Our story of the week was...
Meg and Mog written by Helen Nicoll and illustrated by Jan Pieńkowski.
While sharing the story we have challenged the children to create all sorts of sound effects with their voices and introduced new vocabulary surrounding onomatopoeias such as 'crash', 'bang', 'boom'. Children found it particularly challenging to add them at the appropriate points in the story.

During our group times...
Adults have supported children's interest in fire by working in small groups to build our own fire. We focused on fire safety, learning safe ways to light and put out a fire, discussing the role of fire fighters and talking about fire engines.
The children collected their own sticks from the nursery garden after a child suggested they "rub sticks together like on Peppa Pig"! When that idea didn't work, we added the sticks to the fire pit and watched the teacher light it.
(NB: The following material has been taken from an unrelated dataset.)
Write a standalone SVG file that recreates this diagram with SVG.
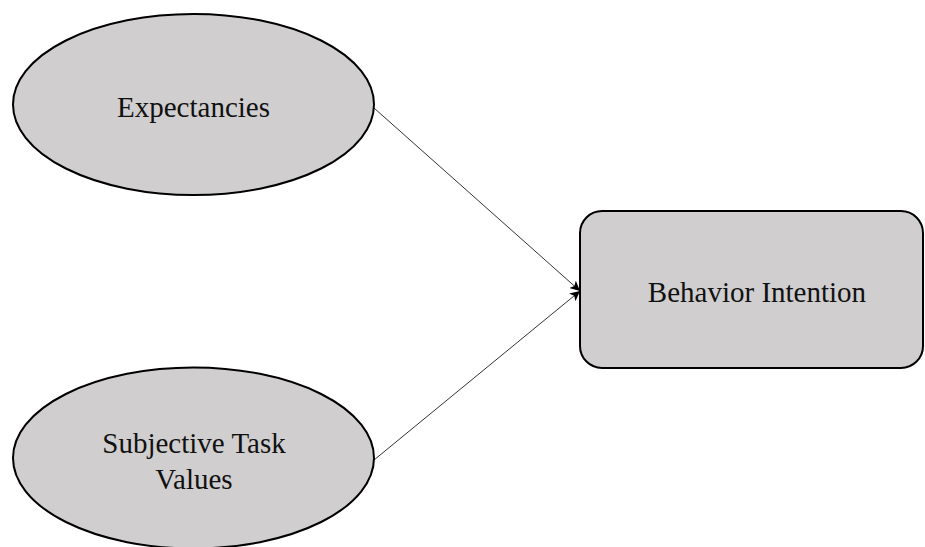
<svg xmlns="http://www.w3.org/2000/svg" width="925" height="547" viewBox="0 0 925 547">
  <style>
    .shape { fill: #d0cecf; stroke: #000; stroke-width: 2; }
    .label { font-family: "Liberation Serif", "Times New Roman", serif; font-size: 29px; fill: #111; text-anchor: middle; }
    .link { stroke: #333; stroke-width: 1; fill: none; marker-end: url(#arrow); }
  </style>
  <defs>
    <marker id="arrow" viewBox="0 0 10 10" refX="10" refY="5" markerWidth="10" markerHeight="10" markerUnits="userSpaceOnUse" orient="auto">
      <path d="M0,0 L10,5 L0,10 L2.5,5 z" fill="#000"/>
    </marker>
  </defs>
  <rect width="925" height="547" fill="#fff"/>
  <g id="connectors">
    <line class="link" x1="374" y1="108" x2="580" y2="291"/>
    <line class="link" x1="374" y1="460" x2="580" y2="291"/>
  </g>
  <g id="expectancies">
    <ellipse class="shape" cx="193.5" cy="104.5" rx="180.5" ry="90.5"/>
    <text class="label" x="193.5" y="117">Expectancies</text>
  </g>
  <g id="subjective-task-values">
    <ellipse class="shape" cx="193.5" cy="458" rx="180.5" ry="90.5"/>
    <text class="label" x="194" y="453">Subjective Task</text>
    <text class="label" x="194" y="489">Values</text>
  </g>
  <g id="behavior-intention">
    <rect class="shape" x="580" y="211" width="343" height="157" rx="22" ry="22"/>
    <text class="label" x="757" y="302">Behavior Intention</text>
  </g>
</svg>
There was a lot of discussion as they watched the fire burn and it was very exciting to put the fire out with water and watch the steam moving in the wind.

We pretended our pens were magic wands and as we made our spell we moved our magic wands creating all sorts of movements across the paper. We imitated the drawing of simple shapes and movements, on a large scale, learning the associated vocabulary to narrate these actions.

In our number group time children have continued to make a small collection (usually 1-3) visually matching another collection. We have strived to understand cardinality with improved 1 to 1 correspondence.